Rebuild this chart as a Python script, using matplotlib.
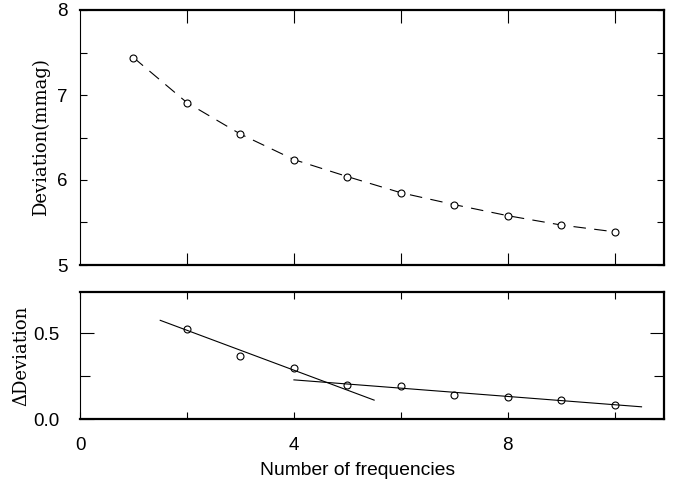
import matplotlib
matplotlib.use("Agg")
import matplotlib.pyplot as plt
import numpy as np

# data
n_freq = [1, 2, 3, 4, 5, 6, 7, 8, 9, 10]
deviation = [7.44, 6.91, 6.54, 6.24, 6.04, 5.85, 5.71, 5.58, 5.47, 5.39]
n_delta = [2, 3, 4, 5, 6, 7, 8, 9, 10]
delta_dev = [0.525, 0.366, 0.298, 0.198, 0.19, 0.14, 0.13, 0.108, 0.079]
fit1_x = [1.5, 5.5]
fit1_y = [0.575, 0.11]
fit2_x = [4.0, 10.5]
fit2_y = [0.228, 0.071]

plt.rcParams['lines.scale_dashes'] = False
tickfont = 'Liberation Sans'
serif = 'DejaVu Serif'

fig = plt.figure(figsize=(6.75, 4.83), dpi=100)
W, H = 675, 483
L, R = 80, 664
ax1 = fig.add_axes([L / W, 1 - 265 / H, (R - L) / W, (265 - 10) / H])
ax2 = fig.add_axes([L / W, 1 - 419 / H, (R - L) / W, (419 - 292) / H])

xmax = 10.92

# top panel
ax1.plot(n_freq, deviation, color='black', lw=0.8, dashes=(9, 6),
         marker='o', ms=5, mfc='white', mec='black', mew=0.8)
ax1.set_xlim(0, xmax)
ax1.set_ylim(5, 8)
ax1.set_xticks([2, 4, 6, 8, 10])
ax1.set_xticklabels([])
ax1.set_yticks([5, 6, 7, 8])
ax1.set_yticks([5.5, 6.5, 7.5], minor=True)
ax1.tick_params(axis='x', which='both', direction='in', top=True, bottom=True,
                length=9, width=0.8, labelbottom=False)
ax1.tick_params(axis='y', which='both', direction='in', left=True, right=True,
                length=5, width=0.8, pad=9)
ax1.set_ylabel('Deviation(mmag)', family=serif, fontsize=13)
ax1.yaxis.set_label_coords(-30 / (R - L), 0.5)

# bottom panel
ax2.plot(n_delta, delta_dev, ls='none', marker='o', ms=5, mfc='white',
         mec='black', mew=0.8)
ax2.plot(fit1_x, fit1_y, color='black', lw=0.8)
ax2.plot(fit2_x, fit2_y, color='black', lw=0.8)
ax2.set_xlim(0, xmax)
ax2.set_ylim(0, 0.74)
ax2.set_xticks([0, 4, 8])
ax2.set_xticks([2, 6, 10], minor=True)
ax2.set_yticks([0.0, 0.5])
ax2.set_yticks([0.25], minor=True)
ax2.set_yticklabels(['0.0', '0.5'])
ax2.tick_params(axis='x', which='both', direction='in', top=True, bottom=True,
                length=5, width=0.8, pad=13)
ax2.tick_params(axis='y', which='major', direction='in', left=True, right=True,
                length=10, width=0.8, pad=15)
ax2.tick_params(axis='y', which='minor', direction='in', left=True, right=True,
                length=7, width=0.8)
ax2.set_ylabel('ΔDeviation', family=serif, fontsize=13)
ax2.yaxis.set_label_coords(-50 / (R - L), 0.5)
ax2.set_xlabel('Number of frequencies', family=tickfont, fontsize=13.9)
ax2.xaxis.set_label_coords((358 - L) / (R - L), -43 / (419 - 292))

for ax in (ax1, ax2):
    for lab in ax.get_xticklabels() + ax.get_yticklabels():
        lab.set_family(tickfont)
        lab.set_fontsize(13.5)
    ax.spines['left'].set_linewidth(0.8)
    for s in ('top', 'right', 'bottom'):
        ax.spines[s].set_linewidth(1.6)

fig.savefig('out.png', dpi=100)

○ ○ ○ ○ ○

Exercise details:
Write out each line of the listing above, exactly, from its first line to the line holding "import numpy as np", inclusive. Skip the pictures.

The response:
Rebuild this chart as a Python script, using matplotlib.
import matplotlib
matplotlib.use("Agg")
import matplotlib.pyplot as plt
import numpy as np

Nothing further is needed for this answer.